In 2009, Dr. Akira Miyaki discovered that, if he began a semester of his introductory physics class by making his students write two fifteen-minute essays on their most important personal values, his female students performed as well as the males throughout the semester, both on class exams and on the standardized Force and Motion Conceptual Evaluation. Typically, women perform slightly worse on both. A colleague of his discovered similar outcomes applying the same technique with black high school students.

A few years ago, psychologist Dr. Charisse Nixon conducted an experiment in multiple American high school classes where she handed out a card to every student. Each card had three words on it, and the students were asked to anagram all three into other legal words. There was a catch: half the class got two easy words and a moderately-hard third word, while the other half got two words that were impossible to anagram, plus the same third word as the other students. Many students in the first group solved the final word. Practically none in the second did.
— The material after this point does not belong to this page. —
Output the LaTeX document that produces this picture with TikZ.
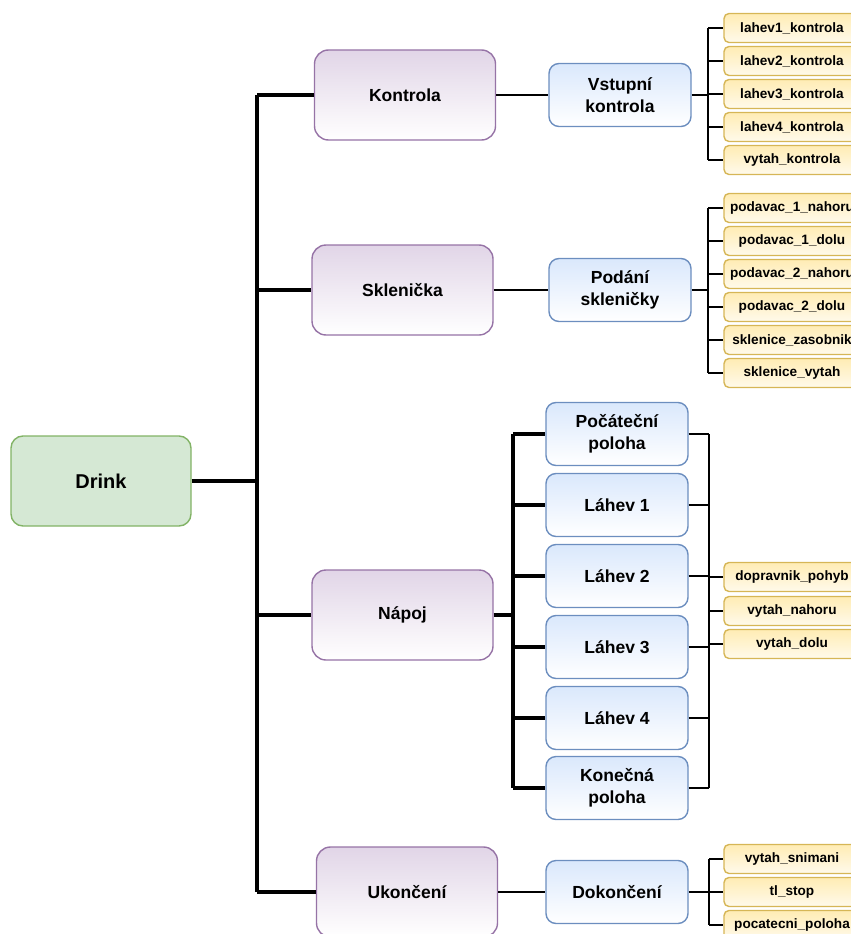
\documentclass[tikz,border=0pt]{standalone}
\usepackage{fontspec}
\setmainfont{Liberation Sans}
\begin{document}
\begin{tikzpicture}[x=1pt,y=-1pt,
  box/.style={rounded corners=#1, line width=1.4pt, inner sep=2pt, align=center, font=\bfseries},
  rootbox/.style={box=12pt, draw={rgb,255:red,130;green,179;blue,102}, fill={rgb,255:red,213;green,232;blue,212}, minimum width=180pt, minimum height=90pt, font=\bfseries\fontsize{20}{24}\selectfont},
  purplebox/.style={box=14pt, draw={rgb,255:red,150;green,115;blue,166}, top color={rgb,255:red,225;green,213;blue,231}, bottom color=white, minimum width=181pt, minimum height=90pt, font=\bfseries\fontsize{17.5}{21}\selectfont},
  bluebox/.style={box=10pt, draw={rgb,255:red,108;green,142;blue,191}, top color={rgb,255:red,218;green,232;blue,252}, bottom color=white, minimum width=142pt, minimum height=63pt, font=\bfseries\fontsize{17.5}{21.5}\selectfont},
  yellowbox/.style={box=5pt, draw={rgb,255:red,214;green,182;blue,86}, top color={rgb,255:red,255;green,236;blue,180}, bottom color={rgb,255:red,255;green,250;blue,235}, minimum width=136pt, minimum height=29pt, font=\bfseries\fontsize{13.6}{16}\selectfont},
  thick3/.style={line width=3.8pt},
  mid/.style={line width=2.6pt},
  thin2/.style={line width=1.8pt}]
\useasboundingbox (0,0) rectangle (851,934);
\clip (0,0) rectangle (851,934);

% root
\node[rootbox] (drink) at (101,481) {Drink};

% level 1
\node[purplebox] (kon) at (405,95) {Kontrola};
\node[purplebox] (skl) at (402.5,290) {Sklenička};
\node[purplebox] (nap) at (402.5,615) {Nápoj};
\node[purplebox] (uko) at (407,892) {Ukončení};

% level 2
\node[bluebox] (vst) at (620,95) {Vstupní\\kontrola};
\node[bluebox] (pod) at (620,290) {Podání\\skleničky};
\node[bluebox] (poc) at (617,434) {Počáteční\\poloha};
\node[bluebox] (l1) at (617,505) {Láhev 1};
\node[bluebox] (l2) at (617,576) {Láhev 2};
\node[bluebox] (l3) at (617,647) {Láhev 3};
\node[bluebox] (l4) at (617,718) {Láhev 4};
\node[bluebox] (kpo) at (617,788) {Konečná\\poloha};
\node[bluebox] (dok) at (617,892) {Dokončení};

% level 3
\node[yellowbox] (a1) at (792,28) {lahev1\_kontrola};
\node[yellowbox] (a2) at (792,61) {lahev2\_kontrola};
\node[yellowbox] (a3) at (792,94) {lahev3\_kontrola};
\node[yellowbox] (a4) at (792,127) {lahev4\_kontrola};
\node[yellowbox] (a5) at (792,160) {vytah\_kontrola};

\node[yellowbox] (b1) at (792,208) {podavac\_1\_nahoru};
\node[yellowbox] (b2) at (792,241) {podavac\_1\_dolu};
\node[yellowbox] (b3) at (792,274) {podavac\_2\_nahoru};
\node[yellowbox] (b4) at (792,307) {podavac\_2\_dolu};
\node[yellowbox] (b5) at (792,340) {sklenice\_zasobnik};
\node[yellowbox] (b6) at (792,373) {sklenice\_vytah};

\node[yellowbox] (c1) at (792,577) {dopravnik\_pohyb};
\node[yellowbox] (c2) at (792,611) {vytah\_nahoru};
\node[yellowbox] (c3) at (792,644) {vytah\_dolu};

\node[yellowbox] (d1) at (792,859) {vytah\_snimani};
\node[yellowbox] (d2) at (792,892) {tl\_stop};
\node[yellowbox] (d3) at (792,925) {pocatecni\_poloha};

% trunk
\coordinate (t) at (257,481);
\draw[thick3] (drink.east) -- (t);
\draw[thick3] (t |- kon.west) -- (t |- uko.west);
\foreach \n in {kon,skl,nap,uko} \draw[thick3] (t |- \n.west) -- (\n.west);

% level1 -> level2
\draw[mid] (kon.east) -- (vst.west);
\draw[mid] (skl.east) -- (pod.west);
\draw[mid] (uko.east) -- (dok.west);
\coordinate (nb) at (513,615);
\draw[thick3] (nap.east) -- (nb);
\draw[thick3] (nb |- poc.west) -- (nb |- kpo.west);
\foreach \n in {poc,l1,l2,l3,l4,kpo} \draw[thick3] (nb |- \n.west) -- (\n.west);

% level2 -> level3
\coordinate (ab) at (708,95);
\draw[thin2] (vst.east) -- (ab);
\draw[thin2] (ab |- a1.west) -- (ab |- a5.west);
\foreach \n in {a1,a2,a3,a4,a5} \draw[thin2] (ab |- \n.west) -- (\n.west);

\coordinate (bb) at (708,290);
\draw[thin2] (pod.east) -- (bb);
\draw[thin2] (bb |- b1.west) -- (bb |- b6.west);
\foreach \n in {b1,b2,b3,b4,b5,b6} \draw[thin2] (bb |- \n.west) -- (\n.west);

\coordinate (cb) at (709,577);
\draw[thin2] (cb |- poc.east) -- (cb |- kpo.east);
\foreach \n in {poc,l1,l2,l3,l4,kpo} \draw[thin2] (\n.east) -- (cb |- \n.east);
\foreach \n in {c1,c2,c3} \draw[thin2] (cb |- \n.west) -- (\n.west);

\coordinate (db) at (709,892);
\draw[thin2] (dok.east) -- (db);
\draw[thin2] (db |- d1.west) -- (db |- d3.west);
\foreach \n in {d1,d2,d3} \draw[thin2] (db |- \n.west) -- (\n.west);
\end{tikzpicture}
\end{document}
More recently, Drs. Frédérique Autin and Jean-Claude Croizet studied French sixth-graders in a more expanded way. The researchers split 131 students into four groups. One group was asked to solve a set of anagrams that was deliberately too hard to solve in time. The second group was given the same too-hard anagrams but counseled afterward that learning is difficult, that failure is common, and that practice helps. The third group was given easy anagrams and no counseling. The fourth group had no preliminaries. Next, all groups were given identical reading comprehension tests. The group that did easy anagrams performed better than the group that got tough ones but no pep talk, but the group with tough anagrams plus encouragement scored higher still. (The group that took the test directly scored in the middle, virtually identical to the easy-anagram group.)